La grandezza della lingua è seconda solo ai gesti, e ieri pomeriggio, 29 agosto, con inizio alle 18.30, non ci sono stati terzi incomodi quando Elena e Malih si sono seduti sul divano della Casa delle Culture per illustrare il lavoro dello scrittore marocchino senigalliese, che si è ritrovato sulle spalle un nome ad hoc per vivere dove? Ma lih.
Malih è blogger, giornalista, scrittore. Io l’ho conosciuto 7 anni fa durante le lotte condotte da Rete Migranti e associazioni e sindacati per la regolarizzazione nella concessione dei permessi di soggiorno e dei ricongiungimenti familiari nelle Marche. Ed è proprio questa sua evoluzione a scrittore, professione pensata impensata per un extracomunitario, a rendere interessante un incontro con lui. Numerosi sono stati gli insegnanti, gli studenti universitari ed i cittadini desiderosi di alfabetizzarsi ad intervenire, seduti sulle seggiole della struttura pubblica e ripubblicizzata, in una delle tante finestre aperte da Adriatico Mediterraneo.
Loro no, erano seduti sul divano, prendendo esempio da uno dei racconti scritti da Malih, presente nella raccolta Lo sguardo degli altri(Michele Di Salvo Editore), che consiglio caldamente per una panoramica su numerose nazionalità che scrivono in italiano. Divano è il luogo di chi non ha casa, non medita bene sul letto, di chi lo occupa quando va a trovare gli altri. Insomma, una scelta di vita di intrattenimento, posporre ed insieme prendere tempo per affrontare.

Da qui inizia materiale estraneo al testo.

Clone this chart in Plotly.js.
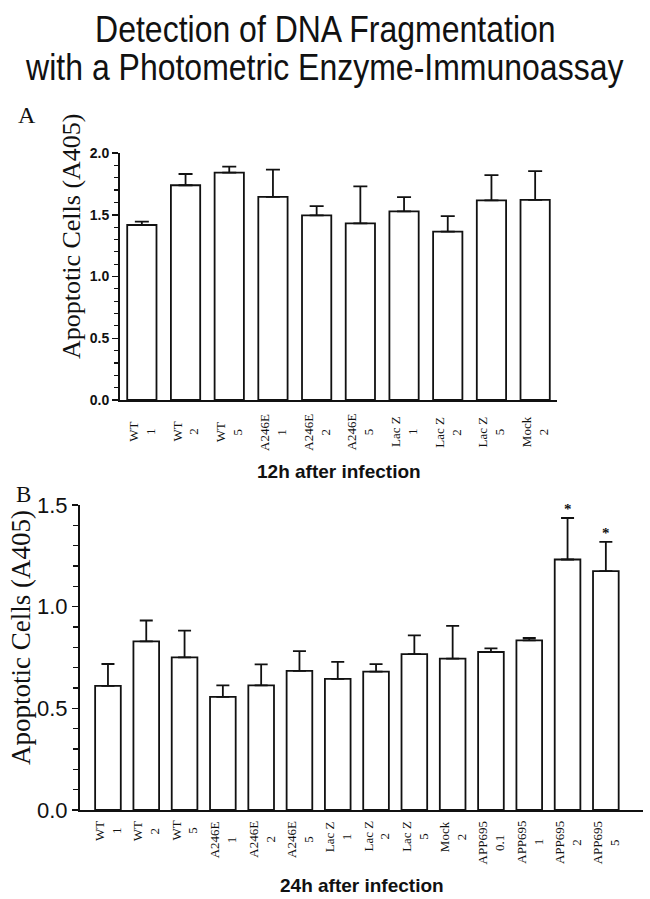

Una provocazione, perchè quando è stato preso come libro di lettura in un istituto superiore di Senigallia, dopo che gli alunni hanno scoperto l’origine araba delle parole divano, ottomana e camallo, la signora preside si è ben guardata dal concedercelo nella scuola per quella che è stata la giornata finale del progetto “La finestra accanto”. Non sapeva cosa perdeva.
Camallo, lo scaricatore di porto in genovese, deriva dall’arabo. Kamal è l’alter ego di Mohamed, nell’edizione completa del libro chiamato ‘Il divano non è un luogo comune’. Kamal ironizza lievemente sui luoghi comuni attraverso i quali viene descritta l’immigrazione, Mohamed usa meglio di lui l’Italiano, e Malih firma. Attraversiamo assieme i quartieri ad “alta concentrazione di migranti” (ad Ancona i ricchi stanno al Rio’ della Fettina, questo sarà del Kebab o del Cuscus?), dove i partiti politici si concentrano anche loro nell’attaccare i migranti o nel difenderli, ma solo lì. “Voi italiani lavorate nell’assistenza sociale grazie a noi, visto che vi concentrate sui nostri bambini e sui nostri vecchi; e poi come potete riuscire a riadattare alla norma delle persone quando ci avete certe facce da disadattati voi?”. Al di là delle etichette; e per disetichettare del tutto Kamal prende in giro i suoi conterranei che, col sesso spalmato sul caffè al mattino al bar, pensavano come altri stranieri che in Italia le ragazze fossero disinibite praticanti dell’amore libero annunciato negli anni 70 da Wilelm Reich(La rivoluzione sessuale). Ci siamo tolti anche questo sassolino, direi macigno per tutti noi maschi.
Elena si muove a suo agio, si è informata a puntino ed ha gradito l’opera: come andrebbe fatto. Mentre parliamo fuori, prima di iniziare, commentiamo l’ultima, in ordine di tempo, ondata di persone disperate che tentano di allontanarsi da dittature e guerre( Egitto, Siria, Kurdistan) e con Belbaji Mohamed, operaio in Italia da 6 anni ed attivista antirazzista anche lui, ricordiamo il nostro impegno per rendere giustizia ai profughi dal Darfur, dalla Libia, dal Corno d’Africa che negli ultimi anni sono stati ospitati anche nelle Marche. Contatti umani, ragionamenti fatti fra persone che non hanno una lingua in comune (ricordate i giochi fra bambini, quando dovevamo essere ancora alfabetizzati?) per avere assistenza medica o psicologica o nutrizionale. Una promessa, parlando fra di noi, che nella prossima “Emergenza” ci sia più coordinamento e meno emergenza. Il lavoro collettivo ci ha maturati, ed è la stessa cosa che penso ascoltando le domande ed i pensieri ad alta voce che rimbalzano dalle voci dei presenti, nella stanza fino alle 20, ora in cui dobbiamo fare posto a danzatori e suonatori che preparano il seguente appuntamento.
Ci risentiremo? Certamente, con aggregazioni nuove e vecchie, perchè di istruzione ed alfabetizzazione non si invecchia. Grazie, CC, grazie, AD MED.